Public health policy should be guided by science, data and a large dose of common sense. The promised benefits of any policy should be weighed against the known risks and possibility of unintended consequences.
Last February, the House of Representatives passed legislation that would ban the sale of flavored e-cigarettes to adults. The bill, sponsored by Rep. Frank Pallone Jr., D-N.J., did not advance in the Senate, but is sure to rear its draconian head in the next Congress.
The prohibition of the legal sale of flavored e-cigarettes to adults is not supported by science, is undermined by an analysis of the available data, and lacks common sense.
Federal law already bans the sale of all e-cigarettes to anyone under 21, so the Pallone legislation would only change the legal status of the sale of flavored e-cigarettes to adults. That would harm public health, because the data tell us that adult smokers can significantly reduce their health risks if they switch from smoking to vaping. Vaping exposes users to fewer toxic chemicals than smoking cigarettes, and a British study found that long-term cigarette smokers who switched to vaping were halfway toward achieving the vascular health of a non-smoker within a month.
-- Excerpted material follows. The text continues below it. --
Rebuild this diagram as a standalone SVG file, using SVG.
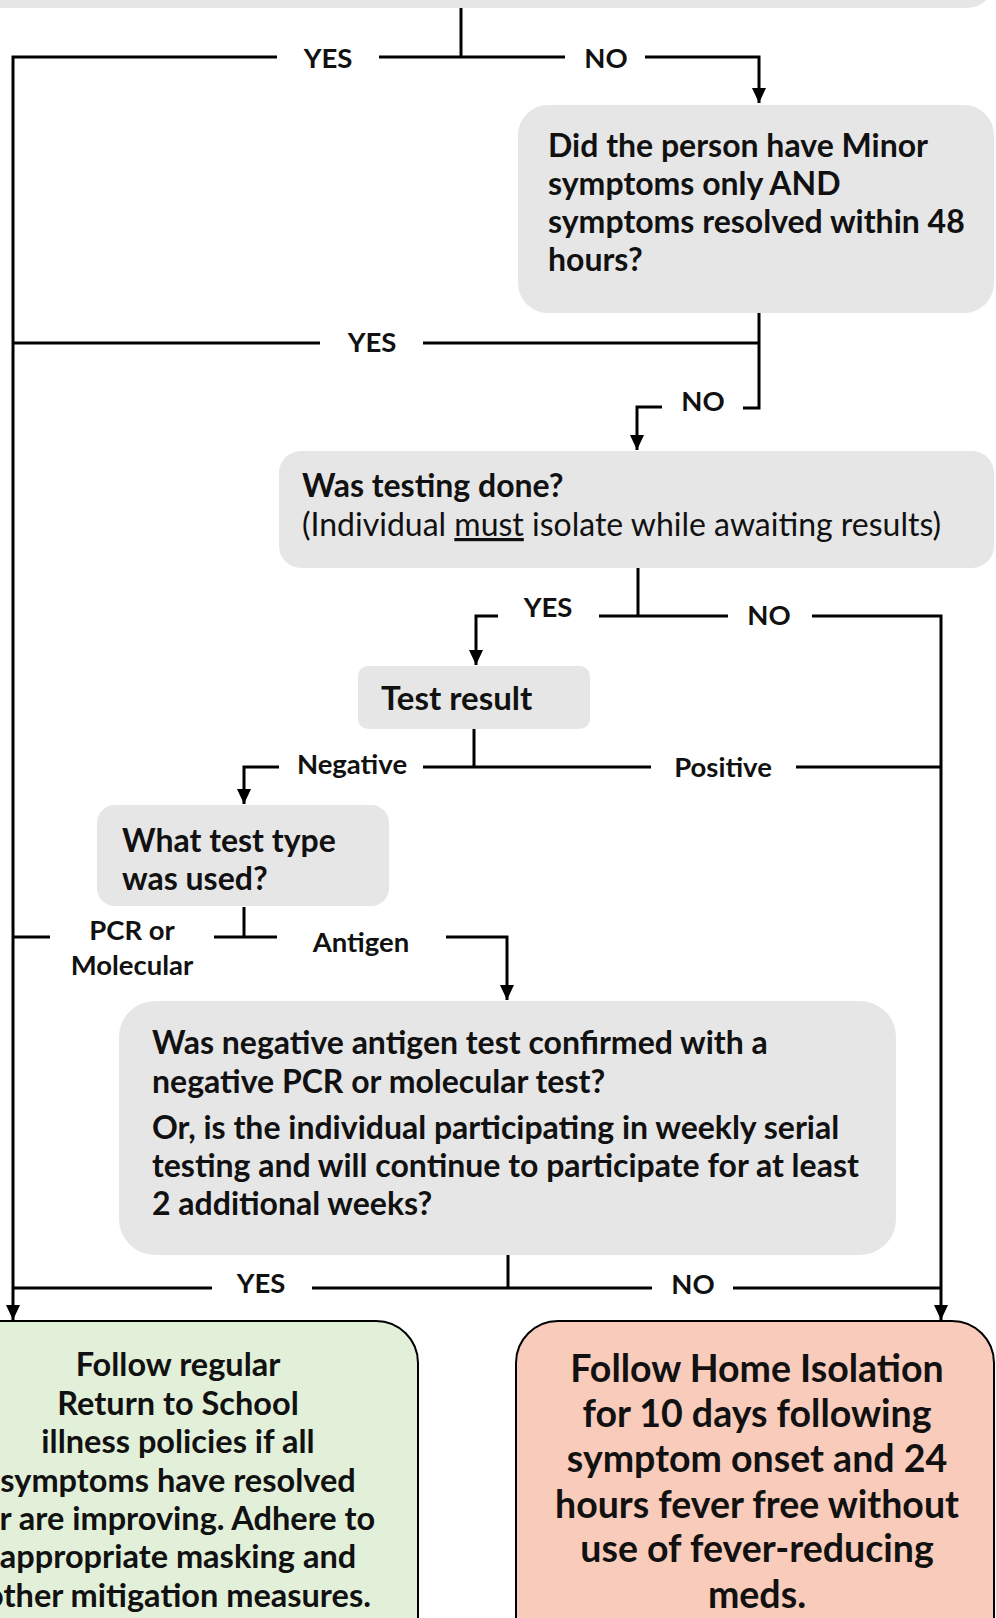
<svg xmlns="http://www.w3.org/2000/svg" width="996" height="1618" viewBox="0 0 996 1618">
<style>
.q{fill:#E6E6E6}
.t{font-family:Lato,"Liberation Sans",sans-serif;font-weight:700;fill:#111}
.r{font-weight:400}
.lb{font-family:Lato,"Liberation Sans",sans-serif;font-weight:700;font-size:27.5px;fill:#111;text-anchor:middle}
.c{fill:none;stroke:#000;stroke-width:3}
.a{marker-end:url(#arr)}
</style>
<defs>
<marker id="arr" viewBox="0 0 15 14" refX="15" refY="7" markerWidth="15" markerHeight="14" markerUnits="userSpaceOnUse" orient="auto">
<path d="M0,0 L15,7 L0,14 z" fill="#000"/>
</marker>
</defs>
<rect width="996" height="1618" fill="#fff"/>
<g id="top-box"><rect class="q" x="-40" y="-40" width="1033" height="48" rx="26"/></g>
<g id="minor-symptoms">
<rect class="q" x="518" y="105" width="476" height="208" rx="30"/>
<text class="t" font-size="32"><tspan x="548" y="157">Did the person have Minor</tspan><tspan x="548" y="195">symptoms only AND</tspan><tspan x="548" y="233">symptoms resolved within 48</tspan><tspan x="548" y="271">hours?</tspan></text>
</g>
<g id="testing-done">
<rect class="q" x="279" y="451" width="715" height="117" rx="22"/>
<text class="t" font-size="32" x="302" y="497">Was testing done?</text>
<text class="t r" font-size="32" x="302" y="536">(Individual <tspan text-decoration="underline">must</tspan> isolate while awaiting results)</text>
</g>
<g id="test-result">
<rect class="q" x="358" y="666" width="232" height="63" rx="10"/>
<text class="t" font-size="33" x="381" y="710">Test result</text>
</g>
<g id="test-type">
<rect class="q" x="97" y="805" width="292" height="101" rx="18"/>
<text class="t" font-size="32"><tspan x="122" y="852">What test type</tspan><tspan x="122" y="890">was used?</tspan></text>
</g>
<g id="antigen-confirm">
<rect class="q" x="119" y="1001" width="777" height="254" rx="36"/>
<text class="t" font-size="32"><tspan x="152" y="1054">Was negative antigen test confirmed with a</tspan><tspan x="152" y="1093">negative PCR or molecular test?</tspan><tspan x="152" y="1139">Or, is the individual participating in weekly serial</tspan><tspan x="152" y="1177">testing and will continue to participate for at least</tspan><tspan x="152" y="1215">2 additional weeks?</tspan></text>
</g>
<g id="return-to-school">
<rect x="-40" y="1321" width="458" height="340" rx="42" fill="#E2EFD9" stroke="#000" stroke-width="2"/>
<text class="t" font-size="32.5" text-anchor="middle"><tspan x="178" y="1376">Follow regular</tspan><tspan x="178" y="1415">Return to School</tspan><tspan x="178" y="1453">illness policies if all</tspan><tspan x="178" y="1492">symptoms have resolved</tspan><tspan x="178" y="1530">or are improving. Adhere to</tspan><tspan x="178" y="1568">appropriate masking and</tspan><tspan x="178" y="1607">other mitigation measures.</tspan></text>
</g>
<g id="home-isolation">
<rect x="516" y="1321" width="478" height="340" rx="42" fill="#F8CBBA" stroke="#000" stroke-width="2"/>
<text class="t" font-size="37.5" text-anchor="middle"><tspan x="757" y="1382">Follow Home Isolation</tspan><tspan x="757" y="1427">for 10 days following</tspan><tspan x="757" y="1472">symptom onset and 24</tspan><tspan x="757" y="1518">hours fever free without</tspan><tspan x="757" y="1562">use of fever-reducing</tspan><tspan x="757" y="1608">meds.</tspan></text>
</g>
<g id="connectors">
<path class="c" d="M461,8 V57"/>
<path class="c a" d="M277,57 H13 V1320"/>
<path class="c" d="M379,57 H565"/>
<path class="c a" d="M645,57 H759 V103"/>
<path class="c" d="M759,313 V408 H743"/>
<path class="c" d="M320,343 H13"/>
<path class="c" d="M423,343 H759"/>
<path class="c a" d="M662,407 H637 V450"/>
<path class="c" d="M638,568 V616"/>
<path class="c" d="M599,616 H728"/>
<path class="c a" d="M498,616 H476 V665"/>
<path class="c a" d="M812,616 H941 V1320"/>
<path class="c" d="M474,729 V767"/>
<path class="c" d="M423,767 H651"/>
<path class="c a" d="M279,767 H244 V804"/>
<path class="c" d="M796,767 H941"/>
<path class="c" d="M244,907 V937"/>
<path class="c" d="M214,937 H277"/>
<path class="c" d="M50,937 H13"/>
<path class="c a" d="M446,937 H507 V1000"/>
<path class="c" d="M508,1255 V1288"/>
<path class="c" d="M312,1288 H652"/>
<path class="c" d="M212,1288 H13"/>
<path class="c" d="M733,1288 H941"/>
</g>
<g id="labels">
<text class="lb" x="328" y="68">YES</text>
<text class="lb" x="606" y="68">NO</text>
<text class="lb" x="372" y="352">YES</text>
<text class="lb" x="703" y="411">NO</text>
<text class="lb" x="548" y="617">YES</text>
<text class="lb" x="769" y="625">NO</text>
<text class="lb" x="352" y="774">Negative</text>
<text class="lb" x="723" y="777">Positive</text>
<text class="lb" x="132" y="940">PCR or</text>
<text class="lb" x="132" y="975">Molecular</text>
<text class="lb" x="361" y="952">Antigen</text>
<text class="lb" x="261" y="1293">YES</text>
<text class="lb" x="693" y="1294">NO</text>
</g>
</svg>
And because e-cigarettes are estimated to be 95% less harmful than cigarettes, according to Public Health England, they can be a boon to public health if adult smokers are able to completely and permanently make the switch. But achieving long-term benefits from the shift to vaping from cigarettes requires adherence, and survey after survey has found that adult smokers are better able to maintain the switch if they use flavored vaping products.
Flavors play a critical role in helping smokers quit. A 2018 study published in the Harm Reduction Journal found that, “Adult frequent e-cigarette users in the USA who have completely switched from smoking cigarettes to using e-cigarettes are increasingly likely to have initiated e-cigarette use with non-tobacco flavors and to have transitioned from tobacco to non-tobacco flavors over time.” The authors concluded that e-cigarette flavor bans “may discourage smokers from attempting to switch to e-cigarettes.”
The Food and Drug Administration is aware of the potential life-saving nature of e-cigarette flavors, noting that “certain flavors may help currently addicted adult smokers switch to potentially less harmful forms of nicotine-containing tobacco products.”
But what about kids using flavored e-cigarettes?
Recent survey data from the Centers for Disease Control reinforces what we’ve known for a long time: Kids are curious and experiment with risky products. But it’s not the flavors that induce teens to vape. According to the 2019 National Youth Tobacco Survey, fewer than a quarter of teens who ever used e-cigarettes cited the availability of flavors as a reason for using them.
Although adults and youth equally prefer flavored e-cigarettes to those with tobacco flavor, adults quit smoking in large part because of flavors. Kids vape for lots of reasons, but the availability of flavors isn’t high among them.
Therefore, banning the sale of flavored e-cigarettes to adults in order to prevent youth vaping would be detrimental to public health overall. It would do little, if anything, to curb youth vaping, while it would make it harder for adults to quit smoking.
As misguided as the legislation was when the House voted for it in February, it is even more inappropriate today, now that the Sept. 9 deadline for e-cigarette manufacturers to submit pre-market tobacco applications (PMTAs) to the Food and Drug Administration has passed. As of that date, it is illegal to sell e-cigarettes whose manufacturer has not submitted to the FDA a substantial (and costly) application for each individual product it wishes to sell.
E-cigarettes that are the subject of these applications must meet stringent conditions, including: (1) “[r]isks and benefits to the population as a whole, including people who would use the proposed new tobacco product as well as nonusers”; (2) “[w]hether people who currently use any tobacco product would be more or less likely to stop using such products if the proposed new tobacco product were available”; and (3) “[w]hether people who currently do not use any tobacco products would be more or less likely to begin using tobacco products if the new product were available.”
Because every vaping product, flavored or not, must already meet an extraordinarily high bar, there is no valid rationale for preempting the judgments of FDA scientists and, instead, letting politicians dictate them, as the Pallone bill would do.
If current regulation, supplemented by unprecedented taxpayer-funded education campaigns, doesn’t prevent kids from vaping, there’s no reason to believe they won’t turn to even riskier products in a flourishing black market spawned by a flavor ban.
Jeff Stier is a senior fellow at the Taxpayers Protection Alliance. Henry I. Miller, a physician and molecular biologist, is a senior fellow at the Pacific Research Institute. He was a research fellow at the National Institute of Child Health and Human Development and the founding director of the FDA’s Office of Biotechnology.